The Dutch Iveco importer Schouten recognised the potential of LNG years ago. It has developed and built its own LNG filling stations through its subsidiary Rolande, which is at present the largest LNG fuel station operator in the Netherlands, with six stations. Shell and Total have also jumped on the bandwagon and are moving aggressively into LNG. The large mineral-oil companies do not like it, however.
The big question, therefore, is whether the latest generation of trucks is ready for the revolution. Together with the new XP, Iveco has also presented the new Stralis NP. NP stands for natural power and aims at the possibility of virtually CO2-neutral driving through the use of biogas.
Is the LNG system workable? Will the performance of LNG trucks be sufficient? What will the drivers say?
Let us approach the subject very simply. The first impression usually counts. Here the Iveco Stralis NP definitely scores points. There is no doubt that the large Hi-Way has been developed for the long haul. The spacious driver’s cab also satisfies demanding drivers.
The 8,7-litre Cursor 9 engine, specially designed for the use of gas, delivers 298 kW (400 hp) and
1 700 Nm of torque, which means that it’s equivalent to a diesel version. The combination with the automated Hi-Tronix 12-speed transmission, which is known from the normal Stralis, offers maximum comfort.
Up to now, combining gas engines with automated gearboxes has been problematic. Even though it is not the latest-generation TraXon transmission, the ZF transmission can certainly offer shift comfort and perfection.
The gas engine is considerably quieter than the current whisper-quiet Euro-6 diesels.

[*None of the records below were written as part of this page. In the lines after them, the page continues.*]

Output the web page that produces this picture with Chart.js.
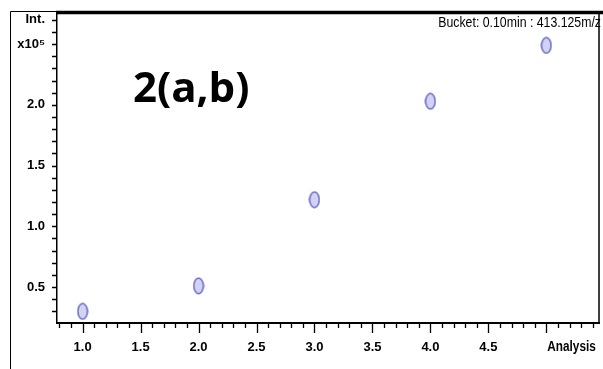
<!DOCTYPE html>
<html>
<head>
<meta charset="utf-8">
<script src="https://cdn.jsdelivr.net/npm/chart.js@4/dist/chart.umd.min.js"></script>
<style>
html,body{margin:0;padding:0;background:#fff;overflow:hidden;}
#wrap{width:603px;height:369px;position:relative;overflow:hidden;}
</style>
</head>
<body>
<div id="wrap"><canvas id="c" width="606" height="369"></canvas></div>
<script>
// ---- data ----
const analyses = [1, 2, 3, 4, 5];
const intensities = [0.30, 0.51, 1.22, 2.03, 2.49]; // x10^5
const xTickLabels = ['1.0', '1.5', '2.0', '2.5', '3.0', '3.5', '4.0', '4.5'];
const yTickLabels = ['0.5', '1.0', '1.5', '2.0'];
const xAxisTitle = 'Analysis';
const yAxisTitle = 'Int.';
const yExponent = 'x10\u2075';
const headerText = 'Bucket: 0.10min : 413.125m/z';
const panelLabel = '2(a,b)';

const sans = "'Liberation Sans', Arial, sans-serif";

// marker: light lavender ellipse with blue outline
function makeMarker() {
  const cv = document.createElement('canvas');
  cv.width = 12; cv.height = 18;
  const g = cv.getContext('2d');
  g.beginPath();
  g.ellipse(6, 9, 4.8, 7.8, 0, 0, Math.PI * 2);
  g.fillStyle = '#d2d2f2';
  g.fill();
  g.lineWidth = 1.3;
  g.strokeStyle = '#5252c2';
  g.stroke();
  return cv;
}

const near = (v, t) => Math.abs(v - t) < 1e-6;
const isTenth = v => Math.abs(v * 10 - Math.round(v * 10)) < 1e-6;
const isHalf = v => Math.abs(v * 2 - Math.round(v * 2)) < 1e-6;

function narrowText(ctx, text, x, y, sx, align) {
  ctx.save();
  ctx.translate(x, y);
  ctx.scale(sx, 1);
  ctx.textAlign = align;
  ctx.fillText(text, 0, 0);
  ctx.restore();
}

const decor = {
  id: 'decor',
  afterDraw(chart) {
    const ctx = chart.ctx;
    const a = chart.chartArea;
    const xs = chart.scales.x, ys = chart.scales.y;
    ctx.save();
    ctx.strokeStyle = '#000';
    // outer thin frame
    ctx.lineWidth = 1;
    ctx.beginPath();
    ctx.moveTo(10.5, 369); ctx.lineTo(10.5, 11.5); ctx.lineTo(a.left, 11.5);
    ctx.stroke();
    // thick top rule
    ctx.lineWidth = 3.5;
    ctx.beginPath();
    ctx.moveTo(a.left - 1, 12.5); ctx.lineTo(606, 12.5);
    ctx.stroke();
    // right border
    ctx.lineWidth = 1.5;
    ctx.beginPath();
    ctx.moveTo(a.right, 12); ctx.lineTo(a.right, a.bottom);
    ctx.stroke();
    // axis tick marks
    ctx.lineWidth = 1.3;
    ctx.beginPath();
    xs.ticks.forEach(t => {
      if (!isTenth(t.value)) return;
      const px = Math.round(xs.getPixelForValue(t.value)) + 0.5;
      if (px <= a.left + 1 || px >= a.right - 1) return;
      const len = isHalf(t.value) ? 10 : 5;
      ctx.moveTo(px, a.bottom); ctx.lineTo(px, a.bottom + len);
    });
    ys.ticks.forEach(t => {
      if (!isTenth(t.value)) return;
      const py = Math.round(ys.getPixelForValue(t.value)) + 0.5;
      if (py <= a.top + 1 || py >= a.bottom - 1) return;
      ctx.moveTo(a.left, py); ctx.lineTo(a.left - 5, py);
    });
    ctx.stroke();
    ctx.fillStyle = '#000';
    // x-axis title at the 5.0 slot
    ctx.font = 'bold 14px ' + sans;
    ctx.textBaseline = 'middle';
    narrowText(ctx, xAxisTitle, xs.getPixelForValue(5.0) + 1, 347, 0.84, 'left');
    // header
    ctx.font = '15px ' + sans;
    ctx.textBaseline = 'alphabetic';
    narrowText(ctx, headerText, 601, 27, 0.82, 'right');
    // panel label
    ctx.font = "bold 42px 'Open Sans', Lato, sans-serif";
    ctx.textAlign = 'left';
    ctx.fillText(panelLabel, 133, 102);
    ctx.restore();
  }
};

new Chart(document.getElementById('c'), {
  type: 'scatter',
  data: {
    datasets: [{
      data: analyses.map((x, i) => ({ x: x, y: intensities[i] })),
      pointStyle: makeMarker(),
      pointRadius: 6,
      pointHoverRadius: 6
    }]
  },
  options: {
    responsive: false,
    animation: false,
    events: [],
    layout: { padding: { left: 0, right: 0, top: 13, bottom: 0 } },
    plugins: { legend: { display: false }, tooltip: { enabled: false } },
    scales: {
      x: {
        type: 'linear',
        min: 0.779, max: 5.454,
        grid: { display: false },
        border: { display: true, color: '#000', width: 2 },
        afterFit(s) { s.height = 46; s.paddingLeft = 0; s.paddingRight = 0; },
        ticks: {
          stepSize: 0.1,
          includeBounds: false,
          autoSkip: false,
          maxRotation: 0,
          padding: 9,
          color: '#000',
          font: { family: sans, size: 13, weight: 'bold' },
          callback(v) {
            const lbl = xTickLabels.find(l => near(parseFloat(l), v));
            return lbl || '';
          }
        }
      },
      y: {
        type: 'linear',
        min: 0.204, max: 2.757,
        grid: { display: false },
        border: { display: true, color: '#000', width: 1.5 },
        afterFit(s) { s.width = 57; s.paddingTop = 0; s.paddingBottom = 0; },
        ticks: {
          stepSize: 0.1,
          includeBounds: false,
          autoSkip: false,
          padding: 4,
          color: '#000',
          font: { family: sans, size: 13, weight: 'bold' },
          callback(v) {
            const lbl = yTickLabels.find(l => near(parseFloat(l), v));
            if (lbl) return lbl;
            if (near(v, 2.5)) return yExponent;
            if (near(v, 2.7)) return yAxisTitle;
            return '';
          }
        }
      }
    }
  },
  plugins: [decor]
});
</script>
</body>
</html>
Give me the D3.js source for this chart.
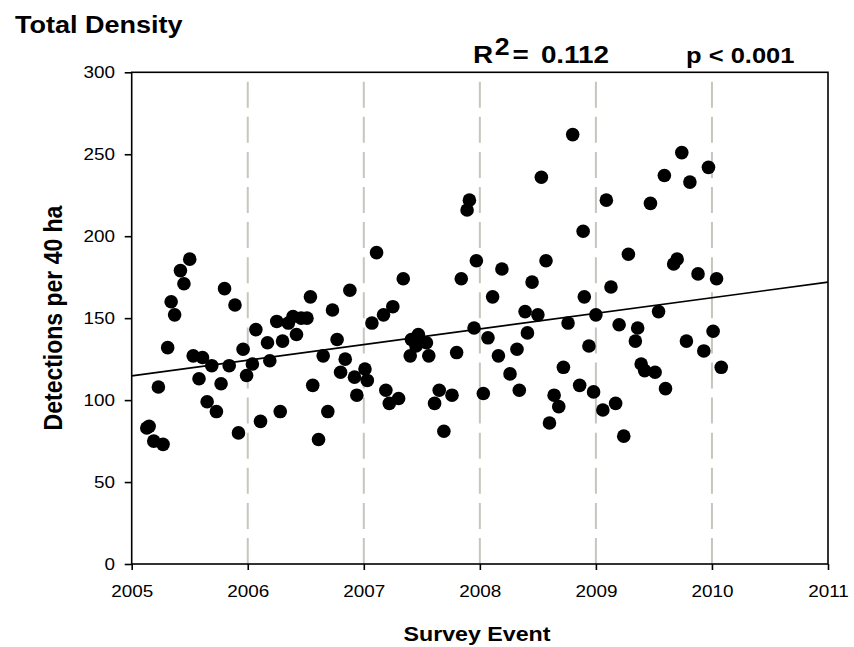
<!DOCTYPE html>
<html>
<head>
<meta charset="utf-8">
<script src="https://cdn.jsdelivr.net/npm/d3@7"></script>
<style>
  html, body { margin: 0; padding: 0; background: #ffffff; }
  svg { display: block; }
</style>
</head>
<body>
<script>
// Survey dates (decimal years) and total density per survey
const surveyDate = [
  2005.13, 2005.15, 2005.19, 2005.27, 2005.23, 2005.31, 2005.34, 2005.37, 2005.42, 2005.45,
  2005.50, 2005.53, 2005.58, 2005.61, 2005.65, 2005.69, 2005.73, 2005.77, 2005.80, 2005.84,
  2005.89, 2005.92, 2005.96, 2005.99, 2006.04, 2006.07, 2006.11, 2006.17, 2006.19, 2006.25,
  2006.28, 2006.30, 2006.35, 2006.39, 2006.42, 2006.46, 2006.51, 2006.54, 2006.56, 2006.61,
  2006.65, 2006.69, 2006.73, 2006.77, 2006.80, 2006.84, 2006.88, 2006.92, 2006.94, 2007.01,
  2007.03, 2007.07, 2007.11, 2007.17, 2007.19, 2007.22, 2007.25, 2007.30, 2007.34, 2007.40,
  2007.41, 2007.45, 2007.47, 2007.54, 2007.56, 2007.61, 2007.65, 2007.69, 2007.76, 2007.80,
  2007.84, 2007.89, 2007.91, 2007.95, 2007.97, 2008.03, 2008.07, 2008.11, 2008.16, 2008.19,
  2008.26, 2008.32, 2008.34, 2008.39, 2008.41, 2008.45, 2008.50, 2008.53, 2008.57, 2008.60,
  2008.64, 2008.68, 2008.72, 2008.76, 2008.80, 2008.86, 2008.89, 2008.90, 2008.94, 2008.98,
  2009.00, 2009.06, 2009.09, 2009.13, 2009.17, 2009.20, 2009.24, 2009.28, 2009.34, 2009.36,
  2009.39, 2009.42, 2009.47, 2009.51, 2009.54, 2009.59, 2009.60, 2009.67, 2009.70, 2009.74,
  2009.78, 2009.81, 2009.88, 2009.93, 2009.97, 2010.01, 2010.04, 2010.08
];
const density = [
  83, 84, 75, 73, 108, 132, 160, 152, 179, 171,
  186, 127, 113, 126, 99, 121, 93, 110, 168, 121,
  158, 80, 131, 115, 122, 143, 87, 135, 124, 148,
  93, 136, 147, 151, 140, 150, 150, 163, 109, 76,
  127, 93, 155, 137, 117, 125, 167, 114, 103, 119,
  112, 147, 190, 152, 106, 98, 157, 101, 174, 127,
  137, 133, 140, 135, 127, 98, 106, 81, 103, 129,
  174, 216, 222, 144, 185, 104, 138, 163, 127, 180,
  116, 131, 106, 154, 141, 172, 152, 236, 185, 86,
  103, 96, 120, 147, 262, 109, 203, 163, 133, 105,
  152, 94, 222, 169, 98, 146, 78, 189, 136, 144,
  122, 118, 220, 117, 154, 237, 107, 183, 186, 251,
  136, 233, 177, 130, 242, 142, 174, 120
];

// Fitted regression line (ends of the axis range)
const trendYear = [2005, 2011];
const trendValue = [114.8, 172.0];

// Axis ticks and year separators
const xTicks = [2005, 2006, 2007, 2008, 2009, 2010, 2011];
const yTicks = [0, 50, 100, 150, 200, 250, 300];
const yearLines = [2006, 2007, 2008, 2009, 2010];

const titleText = "Total Density";
const xLabel = "Survey Event";
const yLabel = "Detections per 40 ha";
const r2Value = "0.112";
const pText = "p < 0.001";

const W = 854, H = 647;
const FONT = "'Liberation Sans', Arial, Helvetica, sans-serif";
const SX = 1.16; // horizontal stretch of all lettering

const svg = d3.select("body").append("svg")
  .attr("width", W).attr("height", H)
  .style("background", "#ffffff");

const x = d3.scaleLinear().domain([2005, 2011]).range([131.7, 828]);
const y = d3.scaleLinear().domain([0, 300]).range([564, 72.3]);

// dashed year separators
svg.append("g").selectAll("line").data(yearLines).join("line")
  .attr("x1", d => x(d)).attr("x2", d => x(d))
  .attr("y1", y(0)).attr("y2", y(300))
  .attr("stroke", "#c6c6be").attr("stroke-width", 2)
  .attr("stroke-dasharray", "26,9.1");

// regression line
svg.append("path")
  .datum(trendYear.map((t, i) => [t, trendValue[i]]))
  .attr("d", d3.line().x(d => x(d[0])).y(d => y(d[1])))
  .attr("fill", "none").attr("stroke", "#000").attr("stroke-width", 1.6);

// survey points
svg.append("g").selectAll("circle").data(surveyDate.map((t, i) => [t, density[i]])).join("circle")
  .attr("cx", d => x(d[0])).attr("cy", d => y(d[1]))
  .attr("r", 6.8).attr("fill", "#000");

// frame
svg.append("rect")
  .attr("x", x(2005)).attr("y", y(300))
  .attr("width", x(2011) - x(2005)).attr("height", y(0) - y(300))
  .attr("fill", "none").attr("stroke", "#000").attr("stroke-width", 1.6);

// x axis
const gx = svg.append("g").attr("transform", `translate(0,${y(0)})`)
  .call(d3.axisBottom(x).tickValues(xTicks).tickFormat(d3.format("d"))
    .tickSize(6).tickPadding(15).tickSizeOuter(0));
gx.select(".domain").remove();
gx.selectAll(".tick line").attr("stroke", "#000").attr("stroke-width", 1.6);
gx.selectAll(".tick text")
  .attr("font-family", FONT).attr("font-size", 16.3).attr("fill", "#000")
  .attr("transform", `scale(${SX},1)`);

// y axis
const gy = svg.append("g").attr("transform", `translate(${x(2005)},0)`)
  .call(d3.axisLeft(y).tickValues(yTicks).tickFormat(d3.format("d"))
    .tickSize(7).tickPadding(8).tickSizeOuter(0));
gy.select(".domain").remove();
gy.selectAll(".tick line").attr("stroke", "#000").attr("stroke-width", 1.6);
gy.selectAll(".tick text")
  .attr("font-family", FONT).attr("font-size", 16.3).attr("fill", "#000")
  .attr("x", -16.7 / SX)
  .attr("transform", `scale(${SX},1)`);

function label(px, py, str, size, anchor, rotate) {
  return svg.append("text")
    .attr("transform", `translate(${px},${py}) scale(${SX},1)` + (rotate ? ` rotate(${rotate})` : ""))
    .attr("font-family", FONT).attr("font-size", size).attr("font-weight", "bold")
    .attr("text-anchor", anchor).attr("fill", "#000")
    .text(str);
}

label(15, 33, titleText, 23.3, "start");
label(477, 641, xLabel, 20, "middle");
label(62, 318, yLabel, 23, "middle", -90);

// R-squared: letter with superscript, value set to the right
const r2 = svg.append("text")
  .attr("transform", `translate(473,63) scale(${SX},1)`)
  .attr("font-family", FONT).attr("font-size", 24).attr("font-weight", "bold")
  .attr("fill", "#000");
r2.append("tspan").text("R");
r2.append("tspan").attr("dx", 1.5).attr("dy", -8).attr("font-size", 23).text("2");
r2.append("tspan").attr("dx", 2.5).attr("dy", 8).text("=");
label(609, 63, r2Value, 24, "end");

label(686, 63, pText, 22, "start");
</script>
</body>
</html>
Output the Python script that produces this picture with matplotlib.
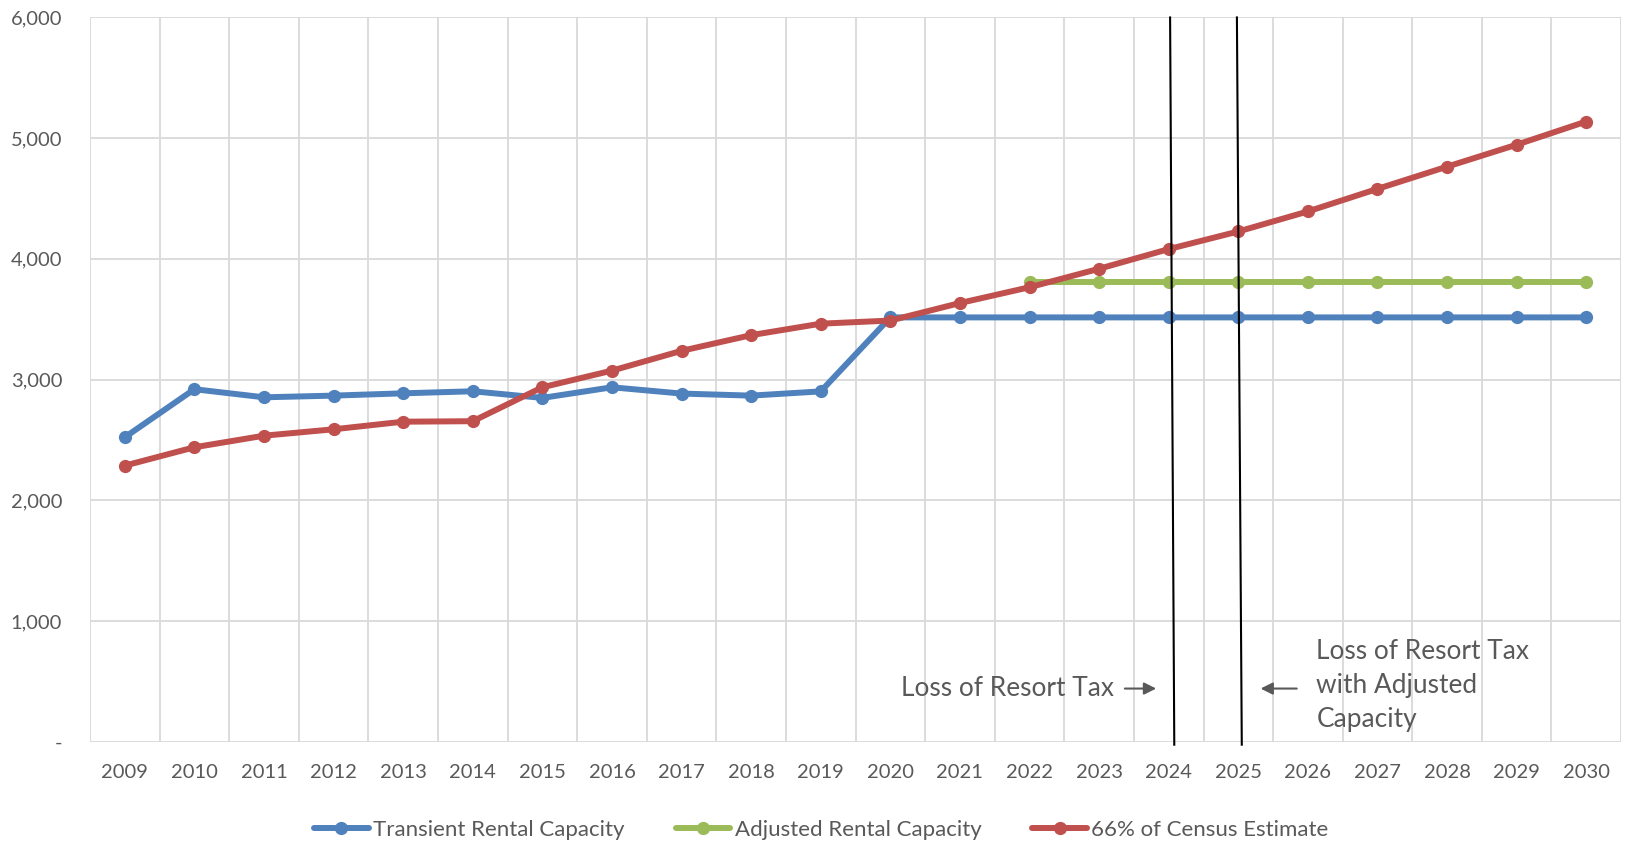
import numpy as np
import matplotlib
matplotlib.use("Agg")
import matplotlib.pyplot as plt
from matplotlib.ticker import FuncFormatter

plt.rcParams['font.family'] = ['Lato', 'DejaVu Sans']

years = list(range(2009, 2031))
transient = [2522, 2920, 2853, 2867, 2886, 2903, 2848, 2936, 2884, 2867, 2902,
             3515, 3515, 3515, 3515, 3515, 3515, 3515, 3515, 3515, 3515, 3515]
adjusted = [None] * 13 + [3812] * 9
census66 = [2287, 2439, 2535, 2588, 2651, 2655, 2936, 3074, 3238, 3368, 3463,
            3489, 3634, 3765, 3918, 4081, 4227, 4393, 4580, 4764, 4946, 5138]

# the two hand-drawn marker lines (category index at top / bottom)
event_lines = [(15.02, 15.08), (15.98, 16.05)]

blue = '#4F81BD'
green = '#9BBB59'
red = '#C0504D'
gray = '#595959'

fig = plt.figure(figsize=(16.33, 8.52), dpi=100)
ax = fig.add_axes([0.0551, 0.1295, 0.9376, 0.85])

x = np.arange(len(years))
adj = np.array([np.nan if v is None else v for v in adjusted], dtype=float)

kw = dict(lw=4.3, marker='o', ms=8.5, solid_capstyle='round', zorder=3)
ax.plot(x, transient, color=blue, label='Transient Rental Capacity', **kw)
ax.plot(x, adj, color=green, label='Adjusted Rental Capacity', **kw)
ax.plot(x, census66, color=red, label='66% of Census Estimate', **kw)

for top, bot in event_lines:
    ax.plot([top, bot], [6000, -25], color='black', lw=1.5, zorder=4, clip_on=False)

ax.set_xlim(-0.5, len(years) - 0.5)
ax.set_ylim(0, 6000)
ax.set_xticks(x)
ax.set_xticklabels([str(y) for y in years])
ax.set_yticks(np.arange(0, 6001, 1000))
ax.yaxis.set_major_formatter(FuncFormatter(lambda v, p: '-' if v == 0 else f'{int(v):,}'))

ax.grid(False)
for xm in np.arange(-0.5, len(years)):
    ax.axvline(xm, color='#d9d9d9', lw=1.3, zorder=1)
for ym in np.arange(0, 6001, 1000):
    ax.axhline(ym, color='#d9d9d9', lw=1.3, zorder=1)
for s in ax.spines.values():
    s.set_visible(False)

ax.tick_params(axis='both', which='both', length=0, colors=gray, labelsize=14.5)
ax.tick_params(axis='x', pad=16)
ax.tick_params(axis='y', pad=20)

arrow = dict(arrowstyle='-|>', color=gray, lw=1.5, mutation_scale=18, shrinkA=0, shrinkB=0)
ax.text(14.22, 440, 'Loss of Resort Tax', ha='right', va='center', fontsize=18.9, color=gray)
ax.annotate('', xy=(14.82, 440), xytext=(14.37, 440), arrowprops=arrow)
ax.annotate('', xy=(16.32, 440), xytext=(16.84, 440), arrowprops=arrow)
ax.text(17.12, 465, 'Loss of Resort Tax\nwith Adjusted\nCapacity', ha='left', va='center',
        fontsize=18.9, color=gray, linespacing=1.45)

leg = fig.legend(loc='center', bbox_to_anchor=(0.503, 0.026), ncol=3, frameon=False,
                 fontsize=16, handlelength=2.45, columnspacing=2.3, handletextpad=0.2)
for t in leg.get_texts():
    t.set_color(gray)

fig.savefig('out.png', dpi=100)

The operation of the LNG Stralis is not a challenge: release the parking brake, select drive and start.
Of course, a nine-litre engine with 400 hp (298 kW) and 1 700 Nm of torque cannot be expected to deliver overwhelming power. It tracts properly, despite three-quarter loading, but gear switching is more leisurely than the new XP. Having said this, this does not constitute an obstacle in real operation.
Instead of a diesel noise from the exhaust, the LNG Stralis produces rich sound under load – a real pleasure.
Iveco promises fuel savings of up to 15 percent and up to 35-percent reduction in fuel costs, depending on the tax burden. Overall, the total cost of ownership (TCO) will be seven-percent lower when compared to a diesel vehicle.
First large orders
The French transport company Jacky Perrenot, has already deployed 50 LNG Stralis trucks since 2010. Recently, another 200 of the latest generation have been added. According to the company, the use of the LNG fleet has resulted in a 5,6-percent reduction in total cost of operation and the maintenance and service costs have been reduced by up to ten percent.
The potential of LNG can no longer to be dismissed, particularly with regard to the COP21 agreement and the CO2 tax in question.
Rolande, an LNG pioneer, is expected to have a fleet of 10 000 LNG trucks in Europe by 2020, for example, supplied by approximately 100 filling stations on their routes.
As regular readers of FOCUS know, this magazine has been appointed an associate member of the International Truck of the Year (IToY)! FOCUS is the sole South African magazine to have joined this prestigious body. One of the advantages of this association is access to exclusive articles, specially written for FOCUS by ITOY jury members. This is one such article.